Currently, these states include:
- New Jersey
- Washington, D.C.
- Rhode Island
- New York
- New Mexico
The origins of the national popular vote movement lie in the National Popular Vote Interstate Compact, an agreement of the above states and the District of Columbia that aims to ensure that the candidate who receives the most votes is elected president and would go into effect when it could guarantee that outcome. As of 2020, these states combine for 196 electoral votes, 73% of the 270 votes needed to come into legal force and impact the results of the election. However, controversies remain about how and if the pact can be legally implemented, while opponents have raised a number of questions about it’s impact on the American democratic process.
The compact was drafted in January 2006, just a few years after the controversial 2000 election. The reasoning behind the pact is to ensure that the votes of people all across the United States are counted, the power of a small handful of influential swing states is limited, and turnout is hopefully increased. Critics, however, charge that a national popular vote would upend the wishes of the founding fathers, interfere with the rights of individual states to set election laws and regulations as they choose, tip the balance unfairly towards heavily-populated states and cities, and potentially increase voter fraud.
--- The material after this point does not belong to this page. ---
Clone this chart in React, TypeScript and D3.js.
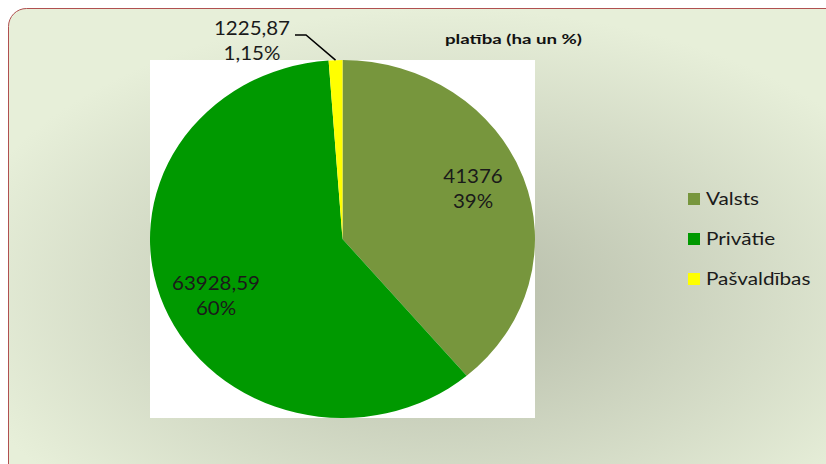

However, certain legal issues have also arisen concerning the validity of the pact. The compact may need the official approval of the U.S. Congress due to the Compact Clause of the Constitution, which forbids states from entering into a formal agreement with another state without Congress’ consent. There’s also been some debate about how the compact would effect the role of state plenary powers, which give them the authority to appoint electors as they see fit, and the Voting Rights Act of 1965, posing more legal challenges to its viability.
Ultimately, the impact of the national popular vote movement remains to be seen. With the 2020 election coming soon, voters will undoubtedly be keeping a close eye on its outcome and whether the National Popular Vote Interstate Compact has any impact on who is sworn in as president on January 20, 2021.